Wie der Verwaltungsgerichtshof im Erkenntnis vom 15. September 1999, 89/13/0153, ausgeführt hat, sind Stellvertreter zur Mitwirkung in Berufungssenaten erst dann heranzuziehen, wenn alle Mitglieder an der Mitwirkung verhindert sind. Die Verhinderung aller Mitglieder ist von der belangten Behörde darzutun.

Im Beschwerdefall ist strittig, ob die Heranziehung eines von der gesetzlichen Berufsvertretung selbstständiger Berufe entsendeten Stellvertreters auch dann rechtens ist, wenn nicht feststeht, dass alle von den gesetzlichen Berufsvertretungen selbstständiger Berufe entsendeten Mitglieder verhindert sind, an der Entscheidung mitzuwirken.

Wie sich aus dem angefochtenen Bescheid und auch aus der Gegenschrift ergibt, hat die belangte Behörde die Verhinderung aller von den gesetzlichen Berufsvertretungen selbstständiger Berufe in die Berufungskommission entsendeten, dem Berufungssenat I zugewiesenen Mitglieder nicht dargetan. Die Mitwirkung des Dr. D in seiner Stellung als von einer gesetzlichen Berufsvertretung selbstständiger Berufe entsendeter Stellvertreter an der Entscheidung des Berufungssenates I erweist sich daher als rechtswidrig (vgl. sinngemäß das hg. Erkenntnis vom 29. März 2001, 99/14/0105).

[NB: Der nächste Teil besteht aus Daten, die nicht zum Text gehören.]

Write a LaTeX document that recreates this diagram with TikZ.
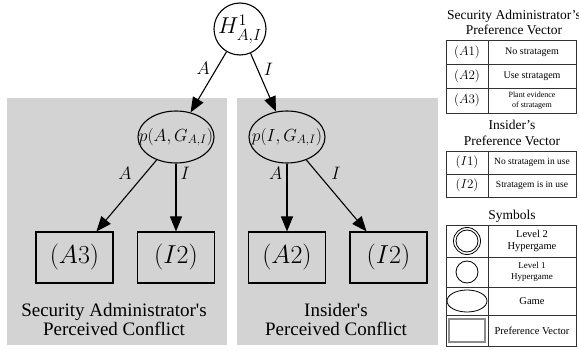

Da der Berufungssenat I, der den angefochtenen Bescheid beschlossen hat, nicht dem Gesetz entsprechend zusammengesetzt war, war der Bescheid gemäß § 42 Abs. 2 Z. 2 VwGG wegen Rechtswidrigkeit infolge Unzuständigkeit der belangten Behörde aufzuheben.

Von der Durchführung der beantragten Verhandlung konnte aus dem Grund des § 39 Abs. 2 Z. 2 VwGG abgesehen werden.

Die Entscheidung konnte in einem gemäß § 12 Abs. 1 Z. 2 VwGG gebildeten Senat gefällt werden.

Die Entscheidung über den Kostenersatz gründet sich auf die §§ 47 ff VwGG in Verbindung mit der Verordnung BGBl. Nr. 416/1994.